Quand la délectation qui suit la tentation a pu être évitée, et que néanmoins on ne l’a pas évitée, il y a toujours quelque sorte de péché, selon que l’on y a peu ou prou arrêté, et selon la cause du plaisir que nous y avons pris. Une femme, laquelle n’ayant point donné de sujet d’être muguetée, prend néanmoins plaisir à l’être, ne laisse pas d’être blâmable, si le plaisir qu’elle y prend n’a point d’autre cause que la muguetterie. Par exemple, si le galant qui lui veut donner de l’amour sonnait exquisement bien du luth et qu’elle prît plaisir, non pas à la recherche qui est faite de son amour, mais à l’harmonie et douceur du son du luth, il n’y aurait point de péché, bien qu’elle ne devrait pas continuer longuement en ce plaisir, de peur de faire passage d’icelui à la délectation de la recherche. De même donc, si quelqu’un me propose quelque stratagème plein d’invention et d’artifice pour me venger de mon ennemi, et que je ne prenne pas plaisir ni ne donne aucun consentement à la vengeance qui m’est proposée, mais seulement à la subtilité de l’invention de l’artifice, sans doute je ne pèche point, bien qu’il ne soit pas expédient que je m’amuse beaucoup à ce plaisir, de peur que petit à petit il ne me porte à quelque délectation de la vengeance même.

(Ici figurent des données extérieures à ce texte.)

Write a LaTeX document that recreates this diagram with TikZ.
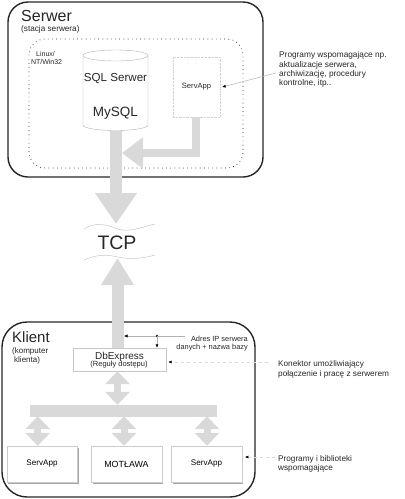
\documentclass[tikz,border=0pt]{standalone}
\usepackage{fontspec}
\setmainfont{Liberation Sans}
\usetikzlibrary{arrows.meta,shadows}
\definecolor{fatgray}{HTML}{D9D9D9}
\begin{document}
\begin{tikzpicture}[x=1pt,y=-1pt,
  frame/.style={draw=black!85, line width=1.4pt, rounded corners=#1},
  fat/.style={draw=fatgray, line width=#1, line join=miter},
  lab/.style={inner sep=0pt, anchor=base west, text=black!85},
  note/.style={inner sep=0pt, anchor=north west, align=left, text=black!85},
  pointer/.style={draw=gray!60, line width=0.5pt, -{Latex[length=3.5pt,width=3pt,color=black]}},
  faint/.style={draw=gray!30, line width=0.5pt, dashed, -{Latex[length=3.5pt,width=3pt,color=black]}},
  dbl/.style={{Triangle[width=24pt,length=13pt]}-{Triangle[width=24pt,length=13pt]}},
  appbox/.style={draw=gray!40, fill=white, minimum width=70.5pt, minimum height=36pt, inner sep=0pt,
    drop shadow={shadow xshift=1.5pt, shadow yshift=-1.5pt, fill=gray!70, opacity=1}},
]
\useasboundingbox (0,0) rectangle (405,499);

% ---------------- Server ----------------
\draw[frame=20] (8,2) rectangle (263,177);
\draw[line width=0.9pt, line cap=round, dash pattern=on 0pt off 4.2pt, rounded corners=16] (29,39) rectangle (243,168);
\node[lab, font=\fontsize{16}{16}\selectfont] (serwer) at (21,21) {Serwer};
\node[lab, font=\fontsize{8.2}{8.2}\selectfont] (stacja) at (21,31) {(stacja serwera)};
\node[lab, font=\fontsize{7}{7}\selectfont] (os1) at (36,56) {Linux/};
\node[lab, font=\fontsize{7}{7}\selectfont] (os2) at (30.8,64) {NT/Win32};

% cylinder
\draw[gray!60, fill=white] (83,55.5) -- (83,125) arc[start angle=180, end angle=0, x radius=32.5, y radius=5.5] -- (148,55.5);
\draw[gray!60] (115.5,55.5) ellipse[x radius=32.5, y radius=5.5];
\coordinate (dbbot) at (116,131);
\node[anchor=base, inner sep=0pt, text=black!85, font=\fontsize{11.6}{11.6}\selectfont] (sql) at (115.5,81) {SQL Serwer};
\node[anchor=base, inner sep=0pt, text=black!85, font=\fontsize{13.5}{13.5}\selectfont] (mysql) at (115.5,116) {MySQL};

% server app
\node[draw=gray!35, densely dotted, minimum width=47pt, minimum height=60pt, inner sep=0pt,
  text=black!85, font=\fontsize{7.6}{7.6}\selectfont] (sapp) at (196.5,87) {ServApp};

% main arrow down to TCP
\coordinate (tcpTop) at (116,224);
\draw[fat=12pt, -{Triangle[width=40pt,length=31pt]}] (dbbot) -- (tcpTop);
% elbow arrow from ServApp
\coordinate (elbowtip) at (122,153);
\draw[fat=8pt, -{Triangle[width=30pt,length=21pt]}] ([xshift=-1pt]sapp.south) |- (elbowtip);

% annotation server
\node[note, font=\fontsize{8.3}{9.2}\selectfont] (progsrv) at (279,51.6)
  {Programy wspomagające np.\\aktualizacje serwera,\\archiwizację, procedury\\kontrolne, itp..};
\coordinate (progsrvA) at (276,73);
\draw[pointer] (progsrvA) -- ([xshift=2pt]sapp.east);

% ---------------- TCP ----------------
\node[inner sep=0pt, text=black!85, font=\fontsize{19.5}{19.5}\selectfont] (tcp) at (117,243) {TCP};
\draw[gray!45, line width=0.5pt] (84,229) .. controls (95,222) and (105,224) .. (118,229) .. controls (130,233) and (145,226) .. (155,224);
\draw[gray!45, line width=0.5pt] (84,260) .. controls (95,255) and (105,254) .. (118,257) .. controls (130,260) and (145,258) .. (155,255);

% ---------------- Client ----------------
\draw[frame=25] (2,322) rectangle (255,497);
\node[lab, font=\fontsize{15}{15}\selectfont] (klient) at (12,342) {Klient};
\node[lab, font=\fontsize{8}{8}\selectfont] (komp1) at (12,353) {(komputer};
\node[lab, font=\fontsize{8}{8}\selectfont] (komp2) at (14,362.5) {klienta)};

% DbExpress
\node[draw=gray!45, fill=white, minimum width=93pt, minimum height=23pt, inner sep=0pt] (dbx) at (119.5,359.5) {};
\node[anchor=base, inner sep=0pt, text=black!85, font=\fontsize{10}{10}\selectfont] (dbxt) at (119.5,359) {DbExpress};
\node[anchor=base, inner sep=0pt, text=black!85, font=\fontsize{7.5}{7.5}\selectfont] (dbxr) at (119,366.5) {(Reguły dostępu)};

% up arrow to TCP
\coordinate (tcpBot) at (117.5,258);
\draw[fat=12pt, -{Triangle[width=31pt,length=27pt]}] ([xshift=-2pt]dbx.north) -- (tcpBot);

% IP pointer
\coordinate (ipA) at (185,336);
\coordinate (ipDot) at (157,336);
\coordinate (shaftR) at (124,336);
\draw[pointer] (ipA) -- (shaftR);
\fill[black!85] (ipDot) circle (1.3pt);
\draw[pointer] (ipDot) -- (ipDot |- dbx.north);
\node[anchor=base east, inner sep=0pt, text=black!85, font=\fontsize{7.4}{7.4}\selectfont] (ip1) at (248,341) {Adres IP serwera};
\node[anchor=base east, inner sep=0pt, text=black!85, font=\fontsize{7.4}{7.4}\selectfont] (ip2) at (248,349) {danych + nazwa bazy};

% Konektor annotation
\node[note, font=\fontsize{8.2}{10}\selectfont] (kon) at (278,360) {Konektor umożliwiający\\połączenie i pracę z serwerem};
\coordinate (konA) at (268,362);
\draw[faint] (konA) -- ([xshift=2pt]dbx.east |- konA);

% bar
\node[fill=fatgray, draw=gray!30, minimum width=186pt, minimum height=11pt, inner sep=0pt] (bar) at (123,410.5) {};
\draw[fat=7pt, dbl] ([xshift=-2pt]dbx.south) -- ([xshift=-2pt]dbx.south |- bar.north);

% bottom apps
\node[appbox, font=\fontsize{8.1}{8.1}\selectfont] (app1) at (42,464) {ServApp};
\node[appbox, font=\fontsize{8.9}{8.9}\selectfont] (app2) at (126.5,464) {MOTŁAWA};
\node[appbox, font=\fontsize{8.1}{8.1}\selectfont] (app3) at (206.5,464) {ServApp};
\coordinate (b1) at (37.7,416);
\coordinate (b2) at (124,416);
\coordinate (b3) at (207,416);
\draw[fat=7pt, dbl] (b1 |- bar.south) -- (b1 |- app1.north);
\draw[fat=7pt, dbl] (b2 |- bar.south) -- (b2 |- app2.north);
\draw[fat=7pt, dbl] (b3 |- bar.south) -- (b3 |- app3.north);

% Programy i biblioteki
\node[note, font=\fontsize{8.2}{9}\selectfont] (bib) at (278,455) {Programy i biblioteki\\wspomagające};
\coordinate (bibA) at (275,457);
\draw[faint] (bibA) -- ([xshift=3pt]app3.east |- bibA);
\end{tikzpicture}
\end{document}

On est quelquefois surpris de quelque chatouillement de délectation qui suit immédiatement la tentation, devant que bonnement on s’en soit pris garde ; et cela ne peut être pour le plus qu’un bien léger péché véniel, lequel se rend plus grand si, après que l'on s’est aperçu du mal où l'on est, on demeure par négligence quelque temps à marchander avec la délectation, si l’on doit l’accepter ou la refuser ; et encore plus grand si, en s’en apercevant, on demeure en icelle quelque temps par vraie négligence, sans nulle sorte de propos de la rejeter. Mais lorsque volontairement et de propos délibéré nous sommes résolus de nous plaire en telles délectations, ce propos même délibéré est un grand péché, si l’objet pour lequel nous avons délectation est notablement mauvais. C’est un grand vice à une femme de vouloir entretenir de mauvaises amours, quoiqu’elle ne veuille jamais s’adonner réellement à l’amoureux.